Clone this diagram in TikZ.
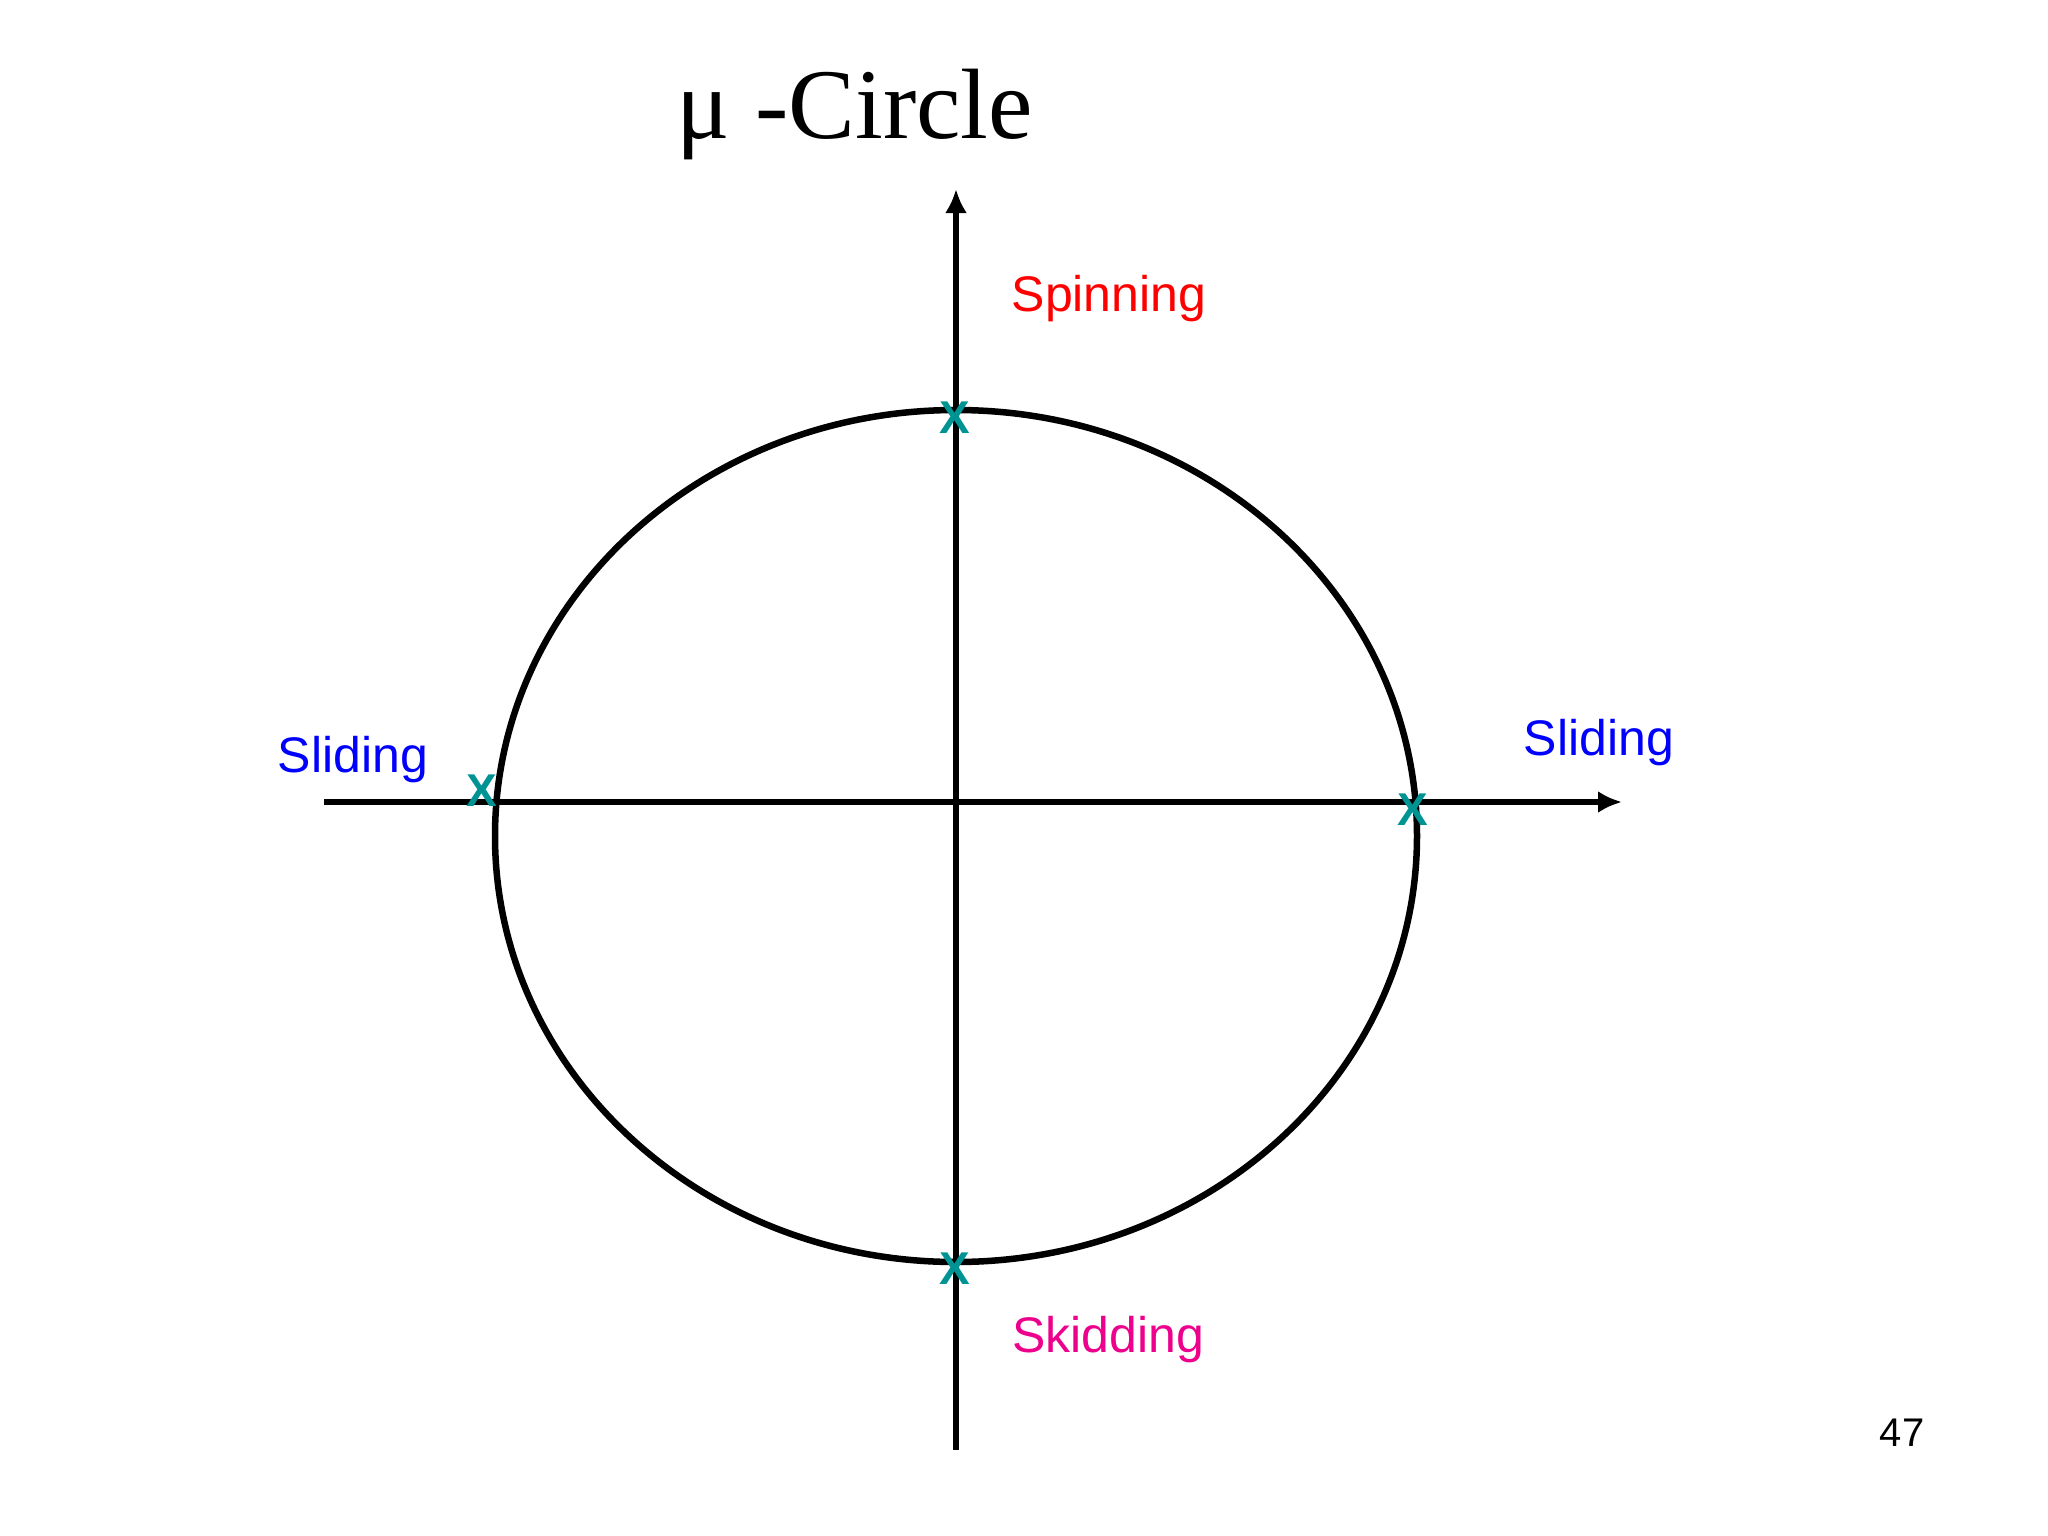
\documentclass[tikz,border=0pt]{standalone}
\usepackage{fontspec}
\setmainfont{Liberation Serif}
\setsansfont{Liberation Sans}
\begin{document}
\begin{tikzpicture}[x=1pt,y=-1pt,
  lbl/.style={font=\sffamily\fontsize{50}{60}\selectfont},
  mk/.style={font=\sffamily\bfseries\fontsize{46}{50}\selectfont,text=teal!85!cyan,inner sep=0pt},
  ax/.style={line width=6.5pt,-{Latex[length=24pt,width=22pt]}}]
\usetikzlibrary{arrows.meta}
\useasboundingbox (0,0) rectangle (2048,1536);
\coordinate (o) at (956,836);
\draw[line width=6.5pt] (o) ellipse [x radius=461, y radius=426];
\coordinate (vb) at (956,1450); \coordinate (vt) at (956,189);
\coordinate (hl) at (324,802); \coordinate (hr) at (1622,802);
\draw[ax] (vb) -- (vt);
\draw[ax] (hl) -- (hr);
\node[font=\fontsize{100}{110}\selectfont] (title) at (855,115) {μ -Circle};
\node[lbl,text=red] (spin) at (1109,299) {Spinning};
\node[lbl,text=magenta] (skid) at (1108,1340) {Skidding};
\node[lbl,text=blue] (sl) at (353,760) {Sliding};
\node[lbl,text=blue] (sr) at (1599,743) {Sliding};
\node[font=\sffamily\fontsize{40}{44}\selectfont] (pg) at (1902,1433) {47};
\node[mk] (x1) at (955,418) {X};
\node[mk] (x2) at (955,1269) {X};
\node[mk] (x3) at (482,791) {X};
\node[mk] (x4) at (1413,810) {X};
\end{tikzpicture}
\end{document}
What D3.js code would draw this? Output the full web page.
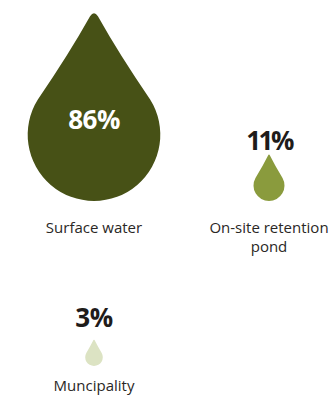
== == ==
• **TASK OBJECTIVE**: Pictures in the records must not appear in the copy; transcribe everything else precisely.

• **CORRECT RESPONSE**:
Clone this diagram in TikZ.
\documentclass[tikz,border=0pt]{standalone}
\usepackage{fontspec}
\setmainfont{Liberation Serif}
\setsansfont{Liberation Sans}
\begin{document}
\begin{tikzpicture}[x=1pt,y=-1pt,
  lbl/.style={font=\sffamily\fontsize{50}{60}\selectfont},
  mk/.style={font=\sffamily\bfseries\fontsize{46}{50}\selectfont,text=teal!85!cyan,inner sep=0pt},
  ax/.style={line width=6.5pt,-{Latex[length=24pt,width=22pt]}}]
\usetikzlibrary{arrows.meta}
\useasboundingbox (0,0) rectangle (2048,1536);
\coordinate (o) at (956,836);
\draw[line width=6.5pt] (o) ellipse [x radius=461, y radius=426];
\coordinate (vb) at (956,1450); \coordinate (vt) at (956,189);
\coordinate (hl) at (324,802); \coordinate (hr) at (1622,802);
\draw[ax] (vb) -- (vt);
\draw[ax] (hl) -- (hr);
\node[font=\fontsize{100}{110}\selectfont] (title) at (855,115) {μ -Circle};
\node[lbl,text=red] (spin) at (1109,299) {Spinning};
\node[lbl,text=magenta] (skid) at (1108,1340) {Skidding};
\node[lbl,text=blue] (sl) at (353,760) {Sliding};
\node[lbl,text=blue] (sr) at (1599,743) {Sliding};
\node[font=\sffamily\fontsize{40}{44}\selectfont] (pg) at (1902,1433) {47};
\node[mk] (x1) at (955,418) {X};
\node[mk] (x2) at (955,1269) {X};
\node[mk] (x3) at (482,791) {X};
\node[mk] (x4) at (1413,810) {X};
\end{tikzpicture}
\end{document}
What D3.js code would draw this? Output the full web page.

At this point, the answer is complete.